Налбандян часто вспоминал о своей поездке в Абрамцево на дачу к И.Э. Грабарю, когда ему посчастливилось наблюдать, как работает большой мастер, как он грунтует холст, готовит краски для работы. Здесь у прославленного мастера бывали и писали этюды В. Серов, Врубель, Репин, и это сообщало происходящему особый смысл. Небольшой этюд маэстро сделал за полтора часа, повторяя, что лучше писать натуру в один сеанс, ибо важно уловить в природе неповторимый момент. Налбандян запомнил советы знаменитого художника и пользовался ими в своей практике.
Когда в 1931 году Налбандян вступал в МОСХ, рекомендации ему давали И. Грабарь, А. Дейнека, П. Радимов.
Удачному творческому старту способствовали знакомства художника с представителями партийной элиты. Налбандян рассказывал, как однажды скульптор C.Д. Меркуров спросил его, где он живет. «В «Метрополе», — ответил я. «Как так? Завтра же приходите ко мне в мастерскую». Я пришел, и мы пошли в приемную к М.И. Калинину. Калинин вспоминал то время, когда он работал в Тбилиси в железнодорожных мастерских, а я за это время сделал более 20 набросков Михаила Ивановича, которые ему очень понравились». Это было в 1938 году.
Налбандян также вспоминал, как Серго Орджоникидзе, узнав, что сын его погибшего друга находится в Москве, пригласил его в Кремль, где он в то время жил. У него в гостях оказались С.М. Киров, К.Е. Ворошилов, Е.М. Ярославский и другие. «Товарищ Серго расспрашивал о житье-бытье. Пили чай. Я отвечал на его вопросы, а сам все время рисовал. Сделал наброски присутствовавших. Хороший набросок получился с Кирова, который вскоре пригласил меня в Ленинград, где я писал портреты рабочих Путиловского завода».

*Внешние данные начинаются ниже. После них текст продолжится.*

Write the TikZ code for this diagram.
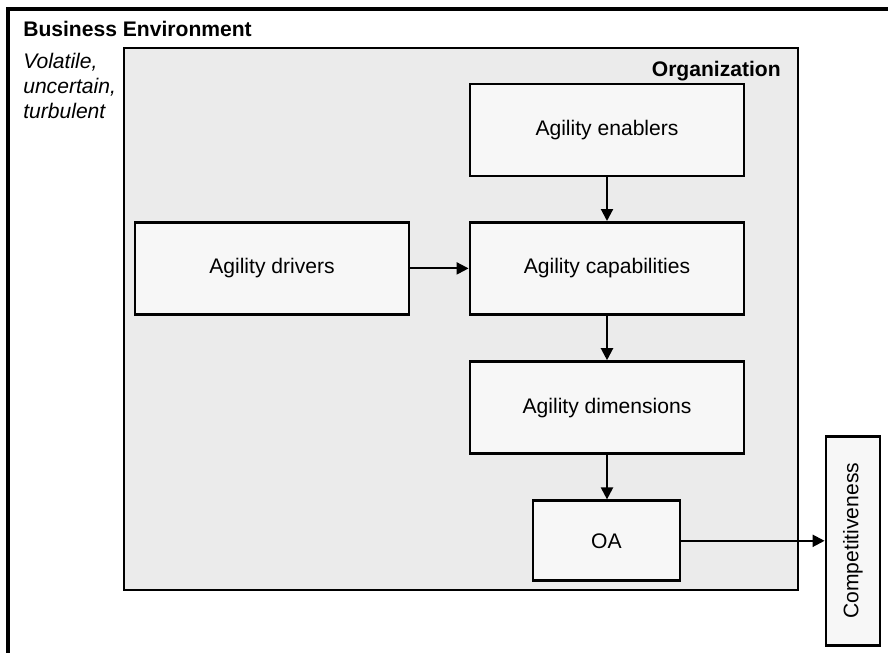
\documentclass[tikz,border=0pt]{standalone}
\usepackage{fontspec}
\setmainfont{Liberation Sans}
\usetikzlibrary{arrows.meta}
\definecolor{orgfill}{HTML}{EBEBEB}
\definecolor{boxfill}{HTML}{F7F7F7}
\tikzset{
 agbox/.style={draw, line width=2pt, fill=boxfill, inner sep=0pt,
   minimum width=6.85cm, minimum height=2.3cm, font=\fontsize{15}{18}\selectfont},
 link/.style={->, line width=1.5pt}
}
\begin{document}
\begin{tikzpicture}[>={Triangle[length=3mm,width=3mm]}]
 \useasboundingbox (0,0) rectangle (22.2,-16.3);
 \clip (0,0) rectangle (22.2,-16.3);
 % environment
 \draw[line width=2.8pt] (0.2,-0.225) rectangle (23,-17);
 \node[anchor=base west, inner sep=0pt, font=\fontsize{15}{18}\selectfont\bfseries] (envtitle) at (0.575,-0.9) {Business Environment};
 \node[anchor=north west, inner sep=0pt, align=left, font=\fontsize{15}{17.8}\selectfont\itshape] (envtext) at (0.575,-1.32) {Volatile,\\uncertain,\\turbulent};
 % organization
 \draw[line width=1.7pt, fill=orgfill] (3.1,-1.2) rectangle (19.95,-14.75);
 \node[anchor=base east, inner sep=0pt, font=\fontsize{15}{18}\selectfont\bfseries] (orgtitle) at (19.525,-1.9) {Organization};

 \node[agbox] (enablers) at (15.175,-3.25) {Agility enablers};
 \node[agbox] (capab) at (15.175,-6.71) {Agility capabilities};
 \node[agbox] (drivers) at (6.8,-6.71) {Agility drivers};
 \node[agbox] (dimens) at (15.175,-10.19) {Agility dimensions};
 \node[agbox, minimum width=3.675cm, minimum height=2cm] (oa) at (15.16,-13.52) {OA};
 \node[agbox, minimum width=5.225cm, minimum height=1.35cm, rotate=90] (compet) at (21.325,-13.52) {Competitiveness};

 \draw[link] (enablers) -- (capab);
 \draw[link] (drivers) -- (capab);
 \draw[link] (capab) -- (dimens);
 \draw[link] (dimens.south) -- (dimens.south |- oa.north);
 \draw[link] (oa) -- (compet);
\end{tikzpicture}
\end{document}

Возвращаясь к выставке, надо сказать, мастерство этого художника, судя по книге отзывов, и сегодня вызывает живые чувства. «Какой великолепный художник, какая великолепная выставка… А какие радостные, одухотворенные лица». «Художник очень талантливый: прекрасны не только портреты, но и пейзажи, и натюрморты».
Налбандян вошел в историю, конечно же, не своими пейзажами и натюрмортами, здесь у него нет открытий. Знаменитым его сделали большие исторические полотна с портретами вождей. О художнике до сих пор ходят легенды, цитируют его колоритные фразы типа «я работаю в области вождя». А он считал себя летописцем эпохи, успешно выполнял заказ и гордился этим, а в свободное время делал то, что ему хотелось. А когда упрекали, что часто в Кремль ходит, он говорил: «А если бы тебя позвали, ты бы не пошел?» Он прожил долгую и, в сущности, счастливую жизнь. «Я художник, я отображаю то, что вижу». И действительно, его портреты и многофигурные композиции — пример добротной профессиональной живописи и в то же время документы, отразившие дух эпохи, и еще одно напоминание о водоразделе между идеологией и жизнью.